Every day I wake up and wonder...should I take Riley out of school now, or wait until he finishes his fourth grade year? I'm not too worried about Regan, I know she has plenty of time to catch up whatever area she may be lacking in. But Riley, I feel like the past three years have been like playing Chutes and Ladders, and losing. We just keep sliding back farther and farther.
I'm not a quitter. I don't let my kids quit either. I'm not sure where I got this from, because my parents were both of the opinion that we should quit anything, anytime, as it usually meant less money and less driving for them. My kids have had to stick it out for a lot of things. Mostly Regan, she wants to try something just once, and then she's done. Like soccer, and I hauled her butt to every game and every practice for a couple of months, kicking and screaming all the way. You sign up for something, you follow it through, no matter how much you hate it. You made a commitment to the team, and the coach, now get out there!

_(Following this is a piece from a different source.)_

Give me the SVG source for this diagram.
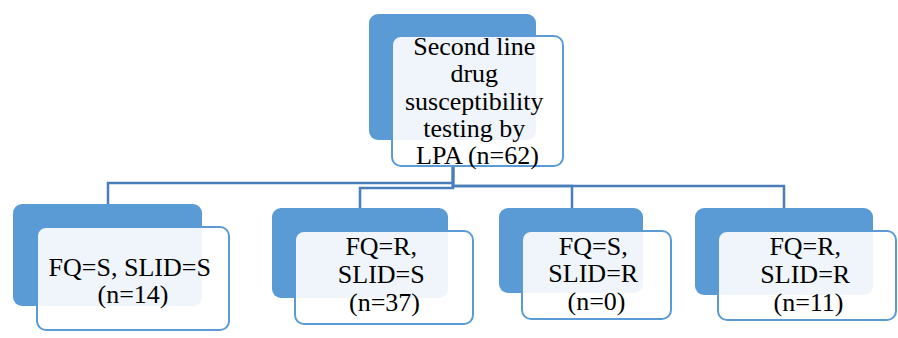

And most recently Riley. He signed up for Agents in Action at church, where kids could help out in different areas around the church. I told him SO many times the area I thought he would like the most, but it was one of those things, he made the decision (to help in the children's church with kids around 3-4 years old) and I knew he would be over it in a matter of weeks, and sure enough, every time he's supposed to serve, he wants to go with his friends who are helping in the store. Sorry kid, you made your bed, now lie in it! I'm hoping they will learn to stick to things, your word is important, if you say you'll do something, you do it, no matter how badly you want to quit or give up.
So, the thought of just giving up on 4th grade, I can't reconcile myself with it, but every day I feel like I'm sending him off to 7 hours of wasted life. Throw in some bad friends, a few trips to the principal's office, a couple days of ISS, what is he really going to miss by not going the last 2 months of school? Especially now that I've made up my mind to home school, I'm anxious to get on with it. The times that he's here with me, doing his homework, and we sit down together and work on it, I see the smart kid he used to be, shining through. Not that he isn't smart anymore, he is, so scary smart, but I feel like where he's at now has stifled him so much that it takes time, and attention, personal attention to get that smart boy out again.

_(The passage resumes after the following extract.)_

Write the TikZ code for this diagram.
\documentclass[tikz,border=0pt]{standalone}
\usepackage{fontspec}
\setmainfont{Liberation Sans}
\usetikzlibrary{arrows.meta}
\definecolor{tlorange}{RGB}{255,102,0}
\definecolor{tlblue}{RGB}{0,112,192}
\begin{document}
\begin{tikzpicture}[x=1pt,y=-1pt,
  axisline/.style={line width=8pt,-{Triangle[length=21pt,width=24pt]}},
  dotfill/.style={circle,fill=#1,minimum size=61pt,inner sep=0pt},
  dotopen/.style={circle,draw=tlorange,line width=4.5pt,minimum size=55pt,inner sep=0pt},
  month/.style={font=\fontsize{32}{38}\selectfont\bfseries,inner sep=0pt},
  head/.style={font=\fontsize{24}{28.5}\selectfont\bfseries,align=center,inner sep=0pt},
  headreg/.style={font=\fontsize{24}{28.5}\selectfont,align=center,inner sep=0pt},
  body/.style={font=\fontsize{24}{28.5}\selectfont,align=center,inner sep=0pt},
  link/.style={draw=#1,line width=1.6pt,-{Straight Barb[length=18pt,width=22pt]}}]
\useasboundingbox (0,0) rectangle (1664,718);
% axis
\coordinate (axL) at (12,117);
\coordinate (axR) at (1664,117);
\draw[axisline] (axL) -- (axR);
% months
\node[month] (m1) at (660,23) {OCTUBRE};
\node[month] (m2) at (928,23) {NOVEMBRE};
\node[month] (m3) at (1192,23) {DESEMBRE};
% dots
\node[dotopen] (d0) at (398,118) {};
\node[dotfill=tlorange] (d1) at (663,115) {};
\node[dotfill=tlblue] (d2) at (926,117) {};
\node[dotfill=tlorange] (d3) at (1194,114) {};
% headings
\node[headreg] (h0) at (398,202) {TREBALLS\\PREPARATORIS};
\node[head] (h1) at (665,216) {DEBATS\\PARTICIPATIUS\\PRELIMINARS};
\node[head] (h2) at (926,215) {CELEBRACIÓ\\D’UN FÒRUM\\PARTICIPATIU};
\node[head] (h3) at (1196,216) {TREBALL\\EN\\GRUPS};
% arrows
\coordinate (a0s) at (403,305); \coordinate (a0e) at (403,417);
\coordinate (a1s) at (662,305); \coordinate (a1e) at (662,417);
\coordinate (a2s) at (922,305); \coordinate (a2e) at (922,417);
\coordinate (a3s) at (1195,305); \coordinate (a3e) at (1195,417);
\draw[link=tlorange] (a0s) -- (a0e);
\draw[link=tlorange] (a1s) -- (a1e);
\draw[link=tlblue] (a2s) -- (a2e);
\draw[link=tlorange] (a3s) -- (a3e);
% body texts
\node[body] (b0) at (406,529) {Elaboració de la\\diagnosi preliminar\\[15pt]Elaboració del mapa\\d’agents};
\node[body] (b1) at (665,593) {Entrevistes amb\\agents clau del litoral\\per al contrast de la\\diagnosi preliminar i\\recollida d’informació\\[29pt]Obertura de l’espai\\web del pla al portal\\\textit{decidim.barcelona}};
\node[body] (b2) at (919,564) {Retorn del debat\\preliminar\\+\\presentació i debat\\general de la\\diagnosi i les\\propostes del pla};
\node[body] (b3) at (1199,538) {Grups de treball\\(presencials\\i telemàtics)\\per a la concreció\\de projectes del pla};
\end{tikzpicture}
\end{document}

That's my internal debate. I still don't know what to do. I know when I have both of them home at the same time, life will not be peachy keen. I have the only siblings on the planet that like to fight with each other. It will be interesting to say the least. But, I just wonder if 2 months of dedicated one on one time will help him out, or if just going through the motions, and letting him finish 4th grade, TAKS and all, will help communicate the message that we are NOT quitters! And which is more important in the long run?